> Dataset section:
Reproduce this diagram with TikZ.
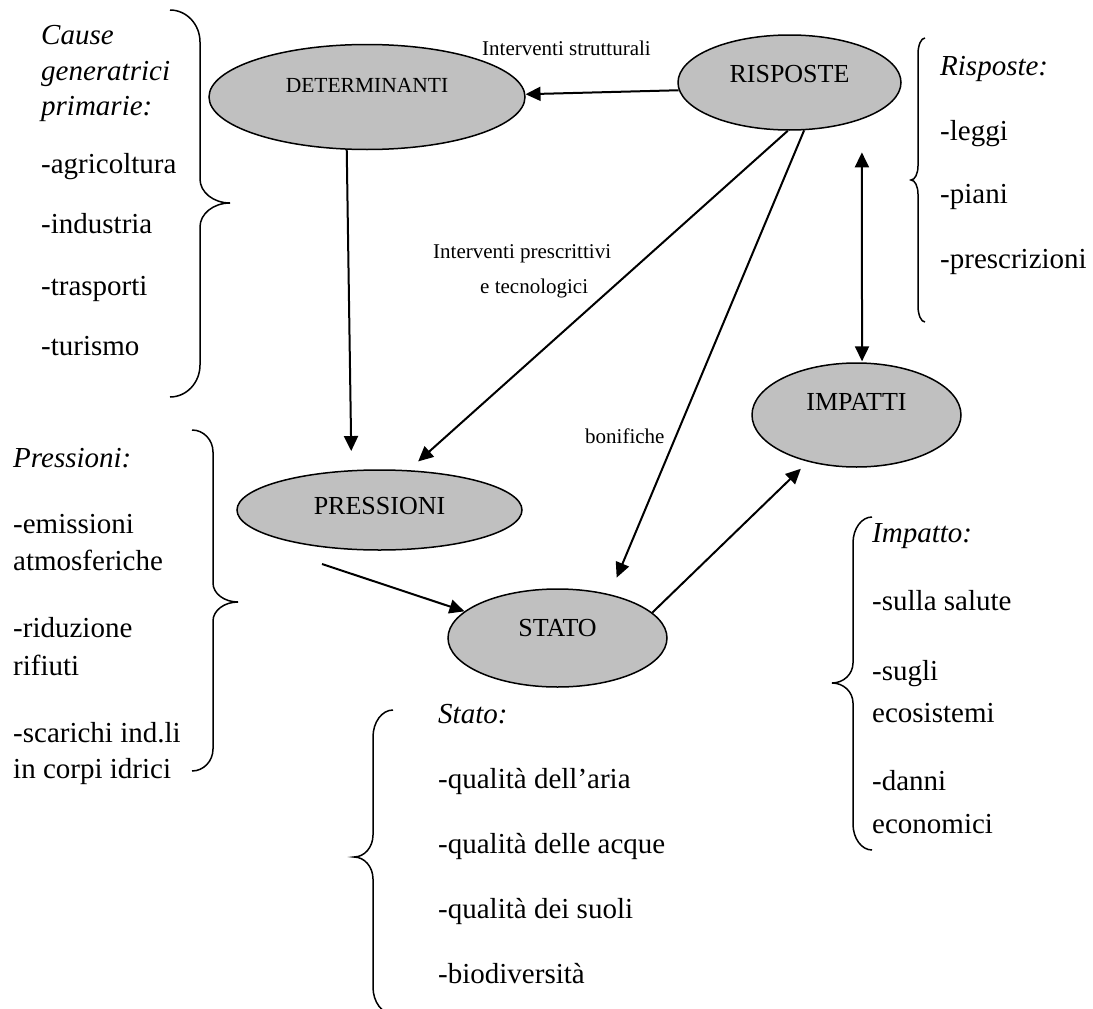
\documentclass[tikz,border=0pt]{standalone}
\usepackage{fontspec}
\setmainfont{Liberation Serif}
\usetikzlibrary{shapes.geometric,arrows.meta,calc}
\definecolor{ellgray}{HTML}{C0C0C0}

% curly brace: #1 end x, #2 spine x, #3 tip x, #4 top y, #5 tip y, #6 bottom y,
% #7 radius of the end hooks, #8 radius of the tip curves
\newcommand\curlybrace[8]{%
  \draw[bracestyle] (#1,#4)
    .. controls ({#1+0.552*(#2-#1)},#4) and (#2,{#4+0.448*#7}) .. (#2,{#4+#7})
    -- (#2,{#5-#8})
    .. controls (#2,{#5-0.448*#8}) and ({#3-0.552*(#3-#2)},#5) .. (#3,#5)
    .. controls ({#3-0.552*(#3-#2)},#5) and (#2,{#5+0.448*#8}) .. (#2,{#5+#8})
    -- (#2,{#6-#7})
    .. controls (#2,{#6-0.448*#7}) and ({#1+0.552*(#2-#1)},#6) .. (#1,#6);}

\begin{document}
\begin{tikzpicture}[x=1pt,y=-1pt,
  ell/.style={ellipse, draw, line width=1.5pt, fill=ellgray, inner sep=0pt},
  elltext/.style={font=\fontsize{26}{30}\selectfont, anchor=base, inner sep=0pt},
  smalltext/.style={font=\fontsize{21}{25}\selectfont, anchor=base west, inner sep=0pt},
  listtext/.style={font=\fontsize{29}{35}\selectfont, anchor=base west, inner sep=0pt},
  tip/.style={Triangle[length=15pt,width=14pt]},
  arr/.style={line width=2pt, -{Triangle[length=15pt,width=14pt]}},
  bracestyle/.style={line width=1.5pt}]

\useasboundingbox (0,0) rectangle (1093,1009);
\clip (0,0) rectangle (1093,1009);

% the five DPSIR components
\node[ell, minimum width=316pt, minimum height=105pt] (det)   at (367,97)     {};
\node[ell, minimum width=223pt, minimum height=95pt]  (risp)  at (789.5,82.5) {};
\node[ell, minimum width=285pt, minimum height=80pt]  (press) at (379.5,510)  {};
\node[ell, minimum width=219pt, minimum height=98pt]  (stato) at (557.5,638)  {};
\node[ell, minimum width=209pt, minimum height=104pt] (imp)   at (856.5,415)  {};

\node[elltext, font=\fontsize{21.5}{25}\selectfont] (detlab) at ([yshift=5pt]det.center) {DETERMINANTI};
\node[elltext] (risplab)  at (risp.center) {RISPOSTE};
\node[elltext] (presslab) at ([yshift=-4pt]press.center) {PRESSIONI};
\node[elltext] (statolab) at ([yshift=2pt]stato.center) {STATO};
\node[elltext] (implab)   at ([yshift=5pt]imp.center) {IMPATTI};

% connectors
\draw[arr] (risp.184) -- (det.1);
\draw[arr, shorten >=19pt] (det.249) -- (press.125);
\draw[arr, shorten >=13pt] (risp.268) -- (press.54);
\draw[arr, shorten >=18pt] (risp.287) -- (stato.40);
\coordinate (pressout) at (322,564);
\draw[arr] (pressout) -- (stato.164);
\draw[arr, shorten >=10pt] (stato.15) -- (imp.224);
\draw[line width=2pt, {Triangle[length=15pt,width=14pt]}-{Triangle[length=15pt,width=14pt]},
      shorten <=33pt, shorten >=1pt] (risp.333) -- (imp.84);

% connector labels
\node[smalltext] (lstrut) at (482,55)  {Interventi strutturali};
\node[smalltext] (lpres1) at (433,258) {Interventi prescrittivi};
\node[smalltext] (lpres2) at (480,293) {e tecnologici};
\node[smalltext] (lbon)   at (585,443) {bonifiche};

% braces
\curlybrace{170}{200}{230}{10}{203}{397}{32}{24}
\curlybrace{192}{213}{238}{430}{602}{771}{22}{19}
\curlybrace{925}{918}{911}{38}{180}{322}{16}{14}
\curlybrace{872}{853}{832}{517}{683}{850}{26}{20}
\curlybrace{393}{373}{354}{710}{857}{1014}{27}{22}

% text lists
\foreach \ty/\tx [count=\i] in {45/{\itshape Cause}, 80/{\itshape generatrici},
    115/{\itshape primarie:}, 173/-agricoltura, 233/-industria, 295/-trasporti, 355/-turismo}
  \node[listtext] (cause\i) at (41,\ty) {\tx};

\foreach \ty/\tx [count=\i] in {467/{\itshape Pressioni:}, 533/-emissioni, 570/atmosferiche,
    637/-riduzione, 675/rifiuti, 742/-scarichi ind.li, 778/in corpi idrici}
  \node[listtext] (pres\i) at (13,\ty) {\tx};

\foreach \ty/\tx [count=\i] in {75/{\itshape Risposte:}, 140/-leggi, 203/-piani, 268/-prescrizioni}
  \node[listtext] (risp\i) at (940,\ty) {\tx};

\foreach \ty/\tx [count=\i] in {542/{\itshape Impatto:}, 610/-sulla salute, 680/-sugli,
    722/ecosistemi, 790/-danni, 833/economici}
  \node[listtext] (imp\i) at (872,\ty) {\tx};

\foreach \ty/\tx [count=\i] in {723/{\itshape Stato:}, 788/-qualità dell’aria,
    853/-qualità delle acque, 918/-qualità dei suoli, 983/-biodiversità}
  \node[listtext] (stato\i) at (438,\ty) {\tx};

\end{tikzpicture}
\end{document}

> Job: From the listing, extract all text exactly as given and drop any picture.

> The solution:
Reproduce this diagram with TikZ.
\documentclass[tikz,border=0pt]{standalone}
\usepackage{fontspec}
\setmainfont{Liberation Serif}
\usetikzlibrary{shapes.geometric,arrows.meta,calc}
\definecolor{ellgray}{HTML}{C0C0C0}

% curly brace: #1 end x, #2 spine x, #3 tip x, #4 top y, #5 tip y, #6 bottom y,
% #7 radius of the end hooks, #8 radius of the tip curves
\newcommand\curlybrace[8]{%
  \draw[bracestyle] (#1,#4)
    .. controls ({#1+0.552*(#2-#1)},#4) and (#2,{#4+0.448*#7}) .. (#2,{#4+#7})
    -- (#2,{#5-#8})
    .. controls (#2,{#5-0.448*#8}) and ({#3-0.552*(#3-#2)},#5) .. (#3,#5)
    .. controls ({#3-0.552*(#3-#2)},#5) and (#2,{#5+0.448*#8}) .. (#2,{#5+#8})
    -- (#2,{#6-#7})
    .. controls (#2,{#6-0.448*#7}) and ({#1+0.552*(#2-#1)},#6) .. (#1,#6);}

\begin{document}
\begin{tikzpicture}[x=1pt,y=-1pt,
  ell/.style={ellipse, draw, line width=1.5pt, fill=ellgray, inner sep=0pt},
  elltext/.style={font=\fontsize{26}{30}\selectfont, anchor=base, inner sep=0pt},
  smalltext/.style={font=\fontsize{21}{25}\selectfont, anchor=base west, inner sep=0pt},
  listtext/.style={font=\fontsize{29}{35}\selectfont, anchor=base west, inner sep=0pt},
  tip/.style={Triangle[length=15pt,width=14pt]},
  arr/.style={line width=2pt, -{Triangle[length=15pt,width=14pt]}},
  bracestyle/.style={line width=1.5pt}]

\useasboundingbox (0,0) rectangle (1093,1009);
\clip (0,0) rectangle (1093,1009);

% the five DPSIR components
\node[ell, minimum width=316pt, minimum height=105pt] (det)   at (367,97)     {};
\node[ell, minimum width=223pt, minimum height=95pt]  (risp)  at (789.5,82.5) {};
\node[ell, minimum width=285pt, minimum height=80pt]  (press) at (379.5,510)  {};
\node[ell, minimum width=219pt, minimum height=98pt]  (stato) at (557.5,638)  {};
\node[ell, minimum width=209pt, minimum height=104pt] (imp)   at (856.5,415)  {};

\node[elltext, font=\fontsize{21.5}{25}\selectfont] (detlab) at ([yshift=5pt]det.center) {DETERMINANTI};
\node[elltext] (risplab)  at (risp.center) {RISPOSTE};
\node[elltext] (presslab) at ([yshift=-4pt]press.center) {PRESSIONI};
\node[elltext] (statolab) at ([yshift=2pt]stato.center) {STATO};
\node[elltext] (implab)   at ([yshift=5pt]imp.center) {IMPATTI};

% connectors
\draw[arr] (risp.184) -- (det.1);
\draw[arr, shorten >=19pt] (det.249) -- (press.125);
\draw[arr, shorten >=13pt] (risp.268) -- (press.54);
\draw[arr, shorten >=18pt] (risp.287) -- (stato.40);
\coordinate (pressout) at (322,564);
\draw[arr] (pressout) -- (stato.164);
\draw[arr, shorten >=10pt] (stato.15) -- (imp.224);
\draw[line width=2pt, {Triangle[length=15pt,width=14pt]}-{Triangle[length=15pt,width=14pt]},
      shorten <=33pt, shorten >=1pt] (risp.333) -- (imp.84);

% connector labels
\node[smalltext] (lstrut) at (482,55)  {Interventi strutturali};
\node[smalltext] (lpres1) at (433,258) {Interventi prescrittivi};
\node[smalltext] (lpres2) at (480,293) {e tecnologici};
\node[smalltext] (lbon)   at (585,443) {bonifiche};

% braces
\curlybrace{170}{200}{230}{10}{203}{397}{32}{24}
\curlybrace{192}{213}{238}{430}{602}{771}{22}{19}
\curlybrace{925}{918}{911}{38}{180}{322}{16}{14}
\curlybrace{872}{853}{832}{517}{683}{850}{26}{20}
\curlybrace{393}{373}{354}{710}{857}{1014}{27}{22}

% text lists
\foreach \ty/\tx [count=\i] in {45/{\itshape Cause}, 80/{\itshape generatrici},
    115/{\itshape primarie:}, 173/-agricoltura, 233/-industria, 295/-trasporti, 355/-turismo}
  \node[listtext] (cause\i) at (41,\ty) {\tx};

\foreach \ty/\tx [count=\i] in {467/{\itshape Pressioni:}, 533/-emissioni, 570/atmosferiche,
    637/-riduzione, 675/rifiuti, 742/-scarichi ind.li, 778/in corpi idrici}
  \node[listtext] (pres\i) at (13,\ty) {\tx};

\foreach \ty/\tx [count=\i] in {75/{\itshape Risposte:}, 140/-leggi, 203/-piani, 268/-prescrizioni}
  \node[listtext] (risp\i) at (940,\ty) {\tx};

\foreach \ty/\tx [count=\i] in {542/{\itshape Impatto:}, 610/-sulla salute, 680/-sugli,
    722/ecosistemi, 790/-danni, 833/economici}
  \node[listtext] (imp\i) at (872,\ty) {\tx};

\foreach \ty/\tx [count=\i] in {723/{\itshape Stato:}, 788/-qualità dell’aria,
    853/-qualità delle acque, 918/-qualità dei suoli, 983/-biodiversità}
  \node[listtext] (stato\i) at (438,\ty) {\tx};

\end{tikzpicture}
\end{document}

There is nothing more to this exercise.